Records with drawing code:
※

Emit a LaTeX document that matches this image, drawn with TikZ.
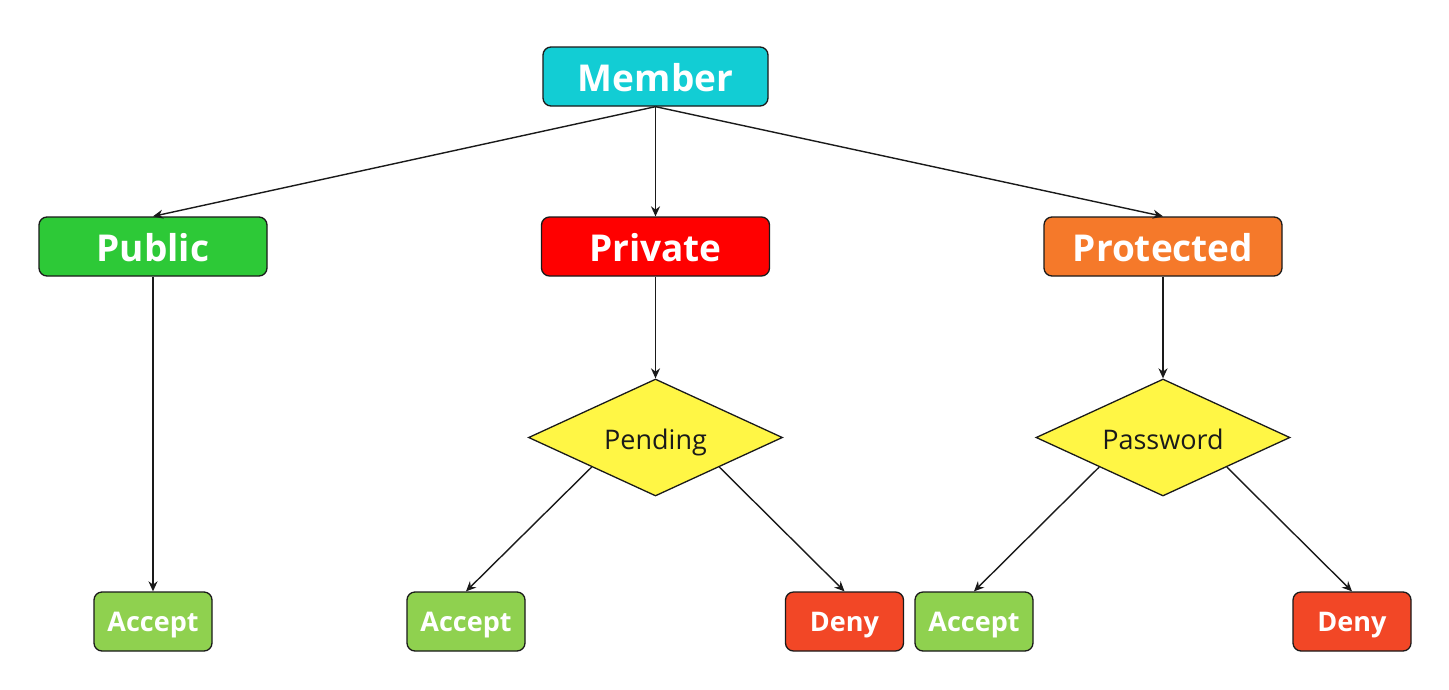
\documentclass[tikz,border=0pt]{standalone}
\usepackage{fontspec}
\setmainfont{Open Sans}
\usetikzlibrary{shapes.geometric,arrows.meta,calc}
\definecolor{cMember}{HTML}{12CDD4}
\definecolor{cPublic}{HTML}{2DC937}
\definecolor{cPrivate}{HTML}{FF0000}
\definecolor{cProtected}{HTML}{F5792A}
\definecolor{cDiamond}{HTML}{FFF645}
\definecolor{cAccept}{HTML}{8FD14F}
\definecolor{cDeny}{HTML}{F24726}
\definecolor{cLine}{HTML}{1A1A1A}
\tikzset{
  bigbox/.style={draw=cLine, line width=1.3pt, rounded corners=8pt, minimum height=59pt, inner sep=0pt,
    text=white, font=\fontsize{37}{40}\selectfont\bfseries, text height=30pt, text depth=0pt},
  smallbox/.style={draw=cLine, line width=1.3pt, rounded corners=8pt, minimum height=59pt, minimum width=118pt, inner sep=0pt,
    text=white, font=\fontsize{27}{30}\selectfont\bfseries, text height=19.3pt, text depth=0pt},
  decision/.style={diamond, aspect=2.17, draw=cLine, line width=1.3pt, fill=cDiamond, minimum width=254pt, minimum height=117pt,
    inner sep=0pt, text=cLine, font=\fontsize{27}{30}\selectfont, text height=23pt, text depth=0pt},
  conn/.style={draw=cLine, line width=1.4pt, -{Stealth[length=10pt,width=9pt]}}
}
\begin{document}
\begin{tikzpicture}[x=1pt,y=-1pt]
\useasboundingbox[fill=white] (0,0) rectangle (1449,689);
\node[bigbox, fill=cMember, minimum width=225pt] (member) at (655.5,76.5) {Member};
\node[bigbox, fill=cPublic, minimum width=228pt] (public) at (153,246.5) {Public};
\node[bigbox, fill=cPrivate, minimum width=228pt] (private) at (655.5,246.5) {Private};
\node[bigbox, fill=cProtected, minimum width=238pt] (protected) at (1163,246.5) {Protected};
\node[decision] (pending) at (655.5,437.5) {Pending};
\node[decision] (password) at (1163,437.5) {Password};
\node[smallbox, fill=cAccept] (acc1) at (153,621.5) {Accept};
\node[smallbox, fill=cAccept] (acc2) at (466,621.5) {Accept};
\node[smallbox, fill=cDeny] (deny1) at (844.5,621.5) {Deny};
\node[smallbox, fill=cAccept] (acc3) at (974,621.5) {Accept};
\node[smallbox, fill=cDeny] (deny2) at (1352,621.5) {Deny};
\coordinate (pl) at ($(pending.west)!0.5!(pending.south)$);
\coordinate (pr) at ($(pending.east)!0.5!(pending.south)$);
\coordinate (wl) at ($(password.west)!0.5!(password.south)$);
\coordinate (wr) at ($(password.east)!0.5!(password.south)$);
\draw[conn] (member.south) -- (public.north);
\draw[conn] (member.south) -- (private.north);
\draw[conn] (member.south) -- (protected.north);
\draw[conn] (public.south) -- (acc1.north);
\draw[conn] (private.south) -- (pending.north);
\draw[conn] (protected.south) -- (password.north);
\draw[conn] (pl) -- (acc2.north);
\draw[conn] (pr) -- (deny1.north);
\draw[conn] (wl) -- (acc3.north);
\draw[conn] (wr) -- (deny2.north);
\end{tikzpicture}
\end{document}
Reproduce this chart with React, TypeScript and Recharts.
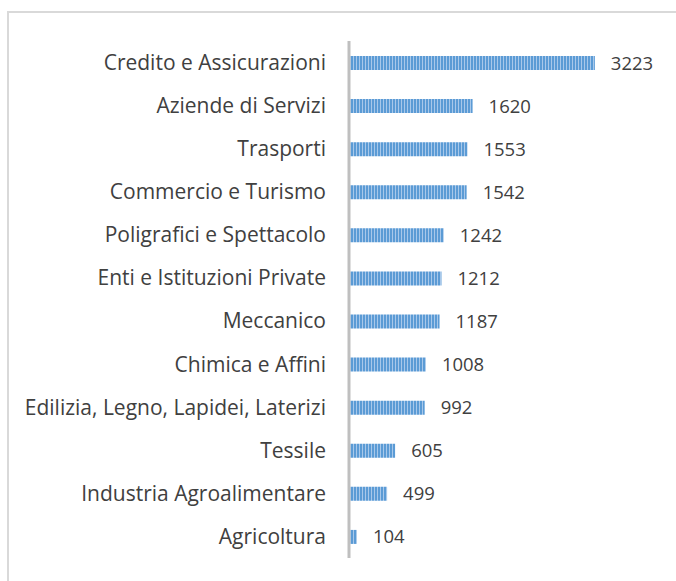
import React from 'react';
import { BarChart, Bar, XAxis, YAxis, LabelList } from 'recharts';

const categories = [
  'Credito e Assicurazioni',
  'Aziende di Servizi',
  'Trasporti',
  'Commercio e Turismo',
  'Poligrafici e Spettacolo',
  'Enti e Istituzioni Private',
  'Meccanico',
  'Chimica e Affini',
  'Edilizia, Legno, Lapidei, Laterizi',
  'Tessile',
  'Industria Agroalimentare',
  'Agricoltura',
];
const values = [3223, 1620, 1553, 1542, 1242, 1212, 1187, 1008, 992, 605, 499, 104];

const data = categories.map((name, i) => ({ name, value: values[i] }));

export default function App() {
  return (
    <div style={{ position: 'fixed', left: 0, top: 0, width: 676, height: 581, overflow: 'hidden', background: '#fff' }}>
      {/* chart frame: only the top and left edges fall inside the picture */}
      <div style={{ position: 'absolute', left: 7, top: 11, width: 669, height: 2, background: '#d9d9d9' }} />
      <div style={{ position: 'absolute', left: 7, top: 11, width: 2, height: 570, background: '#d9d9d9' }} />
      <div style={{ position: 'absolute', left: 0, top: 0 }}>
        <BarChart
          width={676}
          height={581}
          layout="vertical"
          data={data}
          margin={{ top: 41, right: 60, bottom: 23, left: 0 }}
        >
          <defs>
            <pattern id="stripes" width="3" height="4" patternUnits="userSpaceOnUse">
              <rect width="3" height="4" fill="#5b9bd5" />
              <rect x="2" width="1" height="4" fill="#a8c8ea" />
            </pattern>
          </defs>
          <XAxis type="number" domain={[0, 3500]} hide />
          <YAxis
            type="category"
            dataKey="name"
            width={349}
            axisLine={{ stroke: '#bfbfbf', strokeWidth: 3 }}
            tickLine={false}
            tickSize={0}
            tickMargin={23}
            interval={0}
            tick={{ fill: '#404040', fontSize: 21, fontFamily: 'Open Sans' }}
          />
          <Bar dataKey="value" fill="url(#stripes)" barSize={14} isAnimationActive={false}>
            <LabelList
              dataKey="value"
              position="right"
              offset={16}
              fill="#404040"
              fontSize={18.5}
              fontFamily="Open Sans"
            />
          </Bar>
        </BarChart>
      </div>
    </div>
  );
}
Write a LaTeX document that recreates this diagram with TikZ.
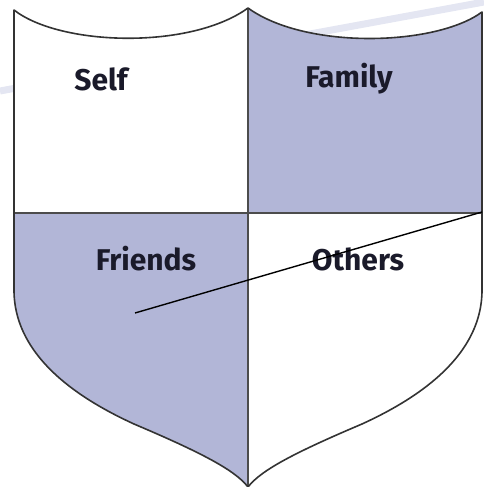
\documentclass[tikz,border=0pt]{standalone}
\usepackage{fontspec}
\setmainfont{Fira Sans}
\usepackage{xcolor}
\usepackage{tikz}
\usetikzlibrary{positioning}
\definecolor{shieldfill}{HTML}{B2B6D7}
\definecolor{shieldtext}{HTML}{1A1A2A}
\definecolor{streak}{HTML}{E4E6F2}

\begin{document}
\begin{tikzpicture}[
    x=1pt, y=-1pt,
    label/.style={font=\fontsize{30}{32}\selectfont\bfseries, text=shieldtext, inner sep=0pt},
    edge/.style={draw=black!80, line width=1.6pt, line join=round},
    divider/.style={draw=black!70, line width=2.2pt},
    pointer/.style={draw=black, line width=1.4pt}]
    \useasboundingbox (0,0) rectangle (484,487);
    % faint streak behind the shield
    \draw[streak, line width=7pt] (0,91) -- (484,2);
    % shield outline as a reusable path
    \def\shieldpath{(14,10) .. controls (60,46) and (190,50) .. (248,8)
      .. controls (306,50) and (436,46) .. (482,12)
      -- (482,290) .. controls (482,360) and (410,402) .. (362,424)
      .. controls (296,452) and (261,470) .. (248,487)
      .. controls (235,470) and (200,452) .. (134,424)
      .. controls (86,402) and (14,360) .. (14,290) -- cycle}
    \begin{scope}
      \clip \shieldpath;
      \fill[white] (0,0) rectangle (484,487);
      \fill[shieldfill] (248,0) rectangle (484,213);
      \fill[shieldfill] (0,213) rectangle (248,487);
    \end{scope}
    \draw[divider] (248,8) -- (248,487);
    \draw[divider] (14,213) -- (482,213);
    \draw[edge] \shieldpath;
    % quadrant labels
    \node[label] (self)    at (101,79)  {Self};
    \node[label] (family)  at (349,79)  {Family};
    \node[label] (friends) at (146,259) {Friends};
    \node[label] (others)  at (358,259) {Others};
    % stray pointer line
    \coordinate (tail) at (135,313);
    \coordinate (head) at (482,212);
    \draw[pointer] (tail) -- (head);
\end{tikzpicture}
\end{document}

※

- **CHALLENGE**:
Keep to the lines between the line with "Reproduce this chart" and the line with "XAxis, YAxis, LabelList", inclusive, and transcribe them without pictures.

- **RESULT OF THIS EXERCISE**:
Reproduce this chart with React, TypeScript and Recharts.
import React from 'react';
import { BarChart, Bar, XAxis, YAxis, LabelList } from 'recharts';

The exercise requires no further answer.